Print, word for word, every line from the beginning of the listing up to and including the line with "import pandas as pd". Pictures are to be excluded.

----------

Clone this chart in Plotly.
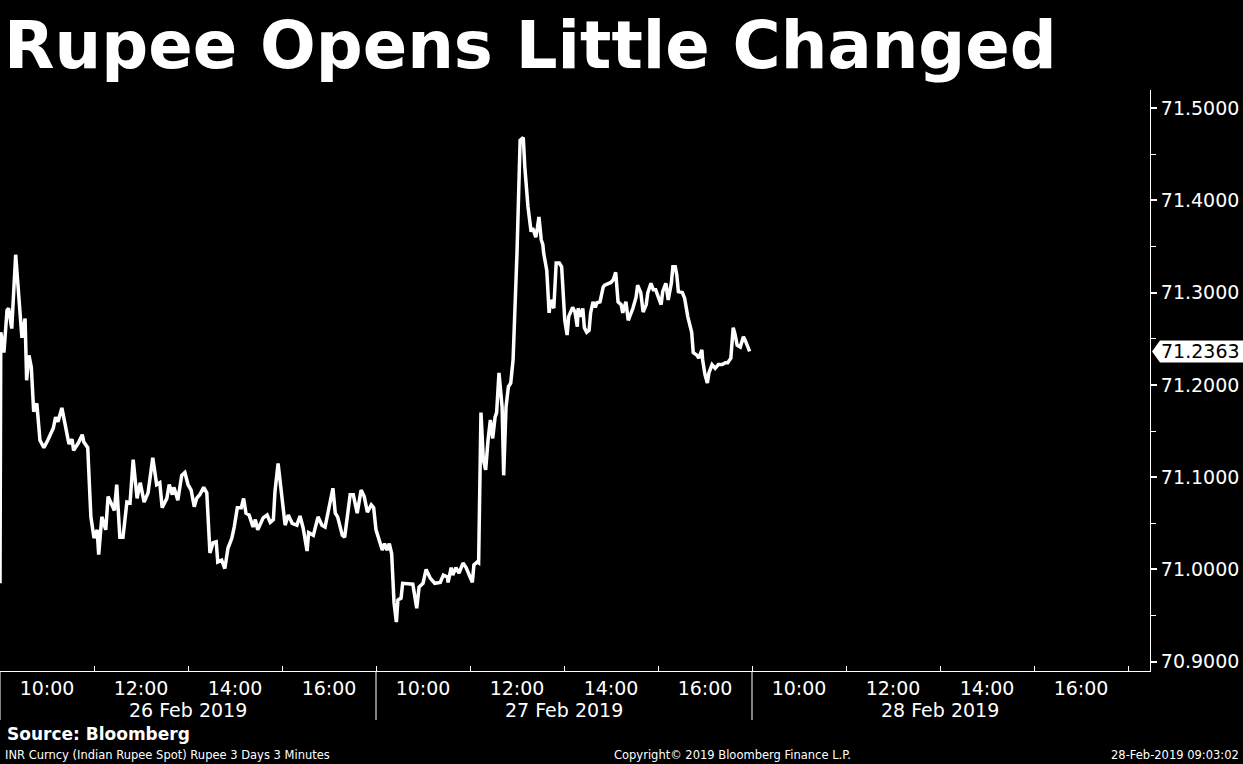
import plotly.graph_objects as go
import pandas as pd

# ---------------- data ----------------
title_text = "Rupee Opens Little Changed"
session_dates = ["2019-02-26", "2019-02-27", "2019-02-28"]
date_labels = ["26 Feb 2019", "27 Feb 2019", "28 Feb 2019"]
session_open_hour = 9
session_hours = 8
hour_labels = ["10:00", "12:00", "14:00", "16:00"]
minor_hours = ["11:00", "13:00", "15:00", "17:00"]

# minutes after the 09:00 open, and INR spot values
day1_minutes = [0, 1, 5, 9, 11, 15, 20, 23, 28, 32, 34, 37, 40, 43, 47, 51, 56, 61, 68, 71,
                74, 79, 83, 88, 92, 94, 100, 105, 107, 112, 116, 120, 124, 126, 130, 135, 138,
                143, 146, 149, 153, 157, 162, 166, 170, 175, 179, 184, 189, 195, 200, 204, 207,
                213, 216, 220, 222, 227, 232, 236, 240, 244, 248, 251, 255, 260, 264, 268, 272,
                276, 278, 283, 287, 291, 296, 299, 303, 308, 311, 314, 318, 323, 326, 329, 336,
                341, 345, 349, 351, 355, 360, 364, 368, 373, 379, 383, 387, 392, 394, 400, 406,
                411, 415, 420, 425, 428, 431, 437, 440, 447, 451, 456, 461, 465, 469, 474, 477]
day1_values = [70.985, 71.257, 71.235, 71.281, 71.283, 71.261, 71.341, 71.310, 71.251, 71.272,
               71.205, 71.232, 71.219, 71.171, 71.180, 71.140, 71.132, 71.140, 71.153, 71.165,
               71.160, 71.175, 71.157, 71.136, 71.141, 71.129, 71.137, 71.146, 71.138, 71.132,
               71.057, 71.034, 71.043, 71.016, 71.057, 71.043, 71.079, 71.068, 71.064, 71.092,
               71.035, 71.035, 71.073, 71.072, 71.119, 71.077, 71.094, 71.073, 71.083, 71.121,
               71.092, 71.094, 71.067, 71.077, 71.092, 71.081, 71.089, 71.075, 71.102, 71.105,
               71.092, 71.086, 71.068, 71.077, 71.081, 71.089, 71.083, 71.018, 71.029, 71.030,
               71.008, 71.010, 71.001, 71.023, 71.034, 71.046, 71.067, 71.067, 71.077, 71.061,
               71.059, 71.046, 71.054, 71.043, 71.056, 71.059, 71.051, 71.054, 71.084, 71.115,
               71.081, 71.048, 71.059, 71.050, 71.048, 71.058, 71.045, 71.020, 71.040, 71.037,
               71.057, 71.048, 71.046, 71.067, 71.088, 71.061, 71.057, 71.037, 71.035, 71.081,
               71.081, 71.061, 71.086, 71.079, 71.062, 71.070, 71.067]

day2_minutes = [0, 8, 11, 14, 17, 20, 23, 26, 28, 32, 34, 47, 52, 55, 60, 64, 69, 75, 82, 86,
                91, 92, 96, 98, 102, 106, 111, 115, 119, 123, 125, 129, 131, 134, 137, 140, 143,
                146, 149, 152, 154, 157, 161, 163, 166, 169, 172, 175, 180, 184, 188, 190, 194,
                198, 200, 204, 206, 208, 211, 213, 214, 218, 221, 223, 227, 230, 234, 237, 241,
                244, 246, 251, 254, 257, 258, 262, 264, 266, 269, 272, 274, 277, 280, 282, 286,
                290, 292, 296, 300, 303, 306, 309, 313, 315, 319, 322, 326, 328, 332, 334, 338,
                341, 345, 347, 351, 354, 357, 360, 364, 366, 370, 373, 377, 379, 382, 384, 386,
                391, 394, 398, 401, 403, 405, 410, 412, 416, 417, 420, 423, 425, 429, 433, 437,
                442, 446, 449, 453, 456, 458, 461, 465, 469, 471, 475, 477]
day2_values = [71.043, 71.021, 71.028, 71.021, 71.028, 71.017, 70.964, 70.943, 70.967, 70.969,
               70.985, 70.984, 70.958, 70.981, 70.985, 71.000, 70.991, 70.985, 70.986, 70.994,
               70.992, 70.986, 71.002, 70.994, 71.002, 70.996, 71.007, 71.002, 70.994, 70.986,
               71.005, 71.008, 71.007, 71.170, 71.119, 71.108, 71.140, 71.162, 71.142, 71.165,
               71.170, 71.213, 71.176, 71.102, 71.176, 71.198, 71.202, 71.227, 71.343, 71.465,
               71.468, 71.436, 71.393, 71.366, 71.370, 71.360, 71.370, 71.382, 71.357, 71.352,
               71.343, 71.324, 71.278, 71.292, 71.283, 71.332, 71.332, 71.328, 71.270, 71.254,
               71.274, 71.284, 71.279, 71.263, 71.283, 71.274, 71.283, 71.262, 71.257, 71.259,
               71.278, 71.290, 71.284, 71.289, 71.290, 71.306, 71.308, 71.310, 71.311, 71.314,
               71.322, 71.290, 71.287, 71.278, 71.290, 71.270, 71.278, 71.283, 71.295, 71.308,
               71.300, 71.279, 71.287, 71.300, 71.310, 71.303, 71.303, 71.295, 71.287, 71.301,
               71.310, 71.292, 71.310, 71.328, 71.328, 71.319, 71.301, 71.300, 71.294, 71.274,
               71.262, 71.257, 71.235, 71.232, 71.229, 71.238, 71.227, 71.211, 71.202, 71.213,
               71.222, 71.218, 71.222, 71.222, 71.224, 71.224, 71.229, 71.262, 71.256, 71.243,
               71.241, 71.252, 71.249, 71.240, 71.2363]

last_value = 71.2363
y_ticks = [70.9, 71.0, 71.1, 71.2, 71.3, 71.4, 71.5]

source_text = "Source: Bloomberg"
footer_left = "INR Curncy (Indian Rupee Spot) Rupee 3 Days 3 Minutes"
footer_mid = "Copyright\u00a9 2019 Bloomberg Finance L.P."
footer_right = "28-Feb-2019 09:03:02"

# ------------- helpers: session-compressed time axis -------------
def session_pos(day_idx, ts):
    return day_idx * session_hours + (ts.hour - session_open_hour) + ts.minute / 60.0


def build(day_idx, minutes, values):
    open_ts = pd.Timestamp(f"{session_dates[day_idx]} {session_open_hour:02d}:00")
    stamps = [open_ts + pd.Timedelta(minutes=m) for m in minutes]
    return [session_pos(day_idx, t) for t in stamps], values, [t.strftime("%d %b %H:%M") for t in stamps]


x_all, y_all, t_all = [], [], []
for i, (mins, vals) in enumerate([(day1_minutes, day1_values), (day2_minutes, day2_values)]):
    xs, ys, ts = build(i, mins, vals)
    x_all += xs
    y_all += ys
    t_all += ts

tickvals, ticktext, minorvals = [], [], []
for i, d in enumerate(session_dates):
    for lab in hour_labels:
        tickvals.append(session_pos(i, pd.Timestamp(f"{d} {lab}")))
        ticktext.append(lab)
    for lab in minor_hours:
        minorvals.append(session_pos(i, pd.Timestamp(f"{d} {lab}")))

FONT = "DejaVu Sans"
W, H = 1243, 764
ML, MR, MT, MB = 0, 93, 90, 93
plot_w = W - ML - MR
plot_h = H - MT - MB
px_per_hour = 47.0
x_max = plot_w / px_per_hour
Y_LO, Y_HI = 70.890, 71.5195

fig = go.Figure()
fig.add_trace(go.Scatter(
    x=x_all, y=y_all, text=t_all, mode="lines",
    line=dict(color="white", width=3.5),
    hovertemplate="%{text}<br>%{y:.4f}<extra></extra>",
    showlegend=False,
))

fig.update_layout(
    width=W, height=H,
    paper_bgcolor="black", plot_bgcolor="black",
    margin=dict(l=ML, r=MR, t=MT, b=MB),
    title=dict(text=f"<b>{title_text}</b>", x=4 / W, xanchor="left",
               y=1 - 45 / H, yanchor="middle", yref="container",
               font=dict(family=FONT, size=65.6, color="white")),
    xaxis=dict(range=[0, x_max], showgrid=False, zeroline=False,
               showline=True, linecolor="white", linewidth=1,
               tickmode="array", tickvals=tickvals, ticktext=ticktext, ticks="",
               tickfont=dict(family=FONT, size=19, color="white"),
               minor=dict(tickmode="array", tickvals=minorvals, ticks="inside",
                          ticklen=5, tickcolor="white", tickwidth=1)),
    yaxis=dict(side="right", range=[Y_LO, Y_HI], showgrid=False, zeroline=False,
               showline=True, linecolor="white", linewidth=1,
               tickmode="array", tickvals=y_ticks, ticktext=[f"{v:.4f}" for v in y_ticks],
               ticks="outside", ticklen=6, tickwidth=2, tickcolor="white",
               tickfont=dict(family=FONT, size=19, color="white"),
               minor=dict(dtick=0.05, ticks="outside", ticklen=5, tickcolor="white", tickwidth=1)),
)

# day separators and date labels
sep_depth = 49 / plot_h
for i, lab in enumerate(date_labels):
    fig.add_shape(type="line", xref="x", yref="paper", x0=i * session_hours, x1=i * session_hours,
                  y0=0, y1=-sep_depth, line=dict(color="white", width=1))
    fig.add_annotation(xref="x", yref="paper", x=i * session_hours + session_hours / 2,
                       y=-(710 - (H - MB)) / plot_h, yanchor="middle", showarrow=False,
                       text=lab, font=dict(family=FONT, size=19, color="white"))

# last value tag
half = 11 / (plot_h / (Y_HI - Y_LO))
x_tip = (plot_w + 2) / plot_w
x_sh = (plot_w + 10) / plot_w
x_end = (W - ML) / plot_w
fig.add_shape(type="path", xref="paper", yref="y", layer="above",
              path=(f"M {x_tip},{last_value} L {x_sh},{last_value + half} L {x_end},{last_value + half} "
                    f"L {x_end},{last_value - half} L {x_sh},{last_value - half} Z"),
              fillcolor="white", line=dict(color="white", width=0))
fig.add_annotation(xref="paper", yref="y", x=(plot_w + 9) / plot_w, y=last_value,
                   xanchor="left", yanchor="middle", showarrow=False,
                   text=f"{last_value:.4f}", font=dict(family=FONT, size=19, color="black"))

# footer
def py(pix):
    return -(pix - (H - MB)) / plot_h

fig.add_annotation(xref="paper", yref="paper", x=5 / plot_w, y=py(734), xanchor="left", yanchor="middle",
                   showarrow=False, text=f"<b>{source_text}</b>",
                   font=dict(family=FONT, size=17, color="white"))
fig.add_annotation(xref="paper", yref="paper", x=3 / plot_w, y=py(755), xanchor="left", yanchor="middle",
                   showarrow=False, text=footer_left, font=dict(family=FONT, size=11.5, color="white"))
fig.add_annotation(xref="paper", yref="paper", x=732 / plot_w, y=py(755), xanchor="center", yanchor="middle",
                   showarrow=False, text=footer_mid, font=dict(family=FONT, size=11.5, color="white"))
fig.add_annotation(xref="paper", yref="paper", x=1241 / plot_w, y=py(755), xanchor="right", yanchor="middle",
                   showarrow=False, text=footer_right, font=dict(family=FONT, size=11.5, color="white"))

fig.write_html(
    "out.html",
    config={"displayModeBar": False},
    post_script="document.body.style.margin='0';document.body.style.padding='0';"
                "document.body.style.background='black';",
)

----------

**RESULT FOR THIS TASK**
Clone this chart in Plotly.
import plotly.graph_objects as go
import pandas as pd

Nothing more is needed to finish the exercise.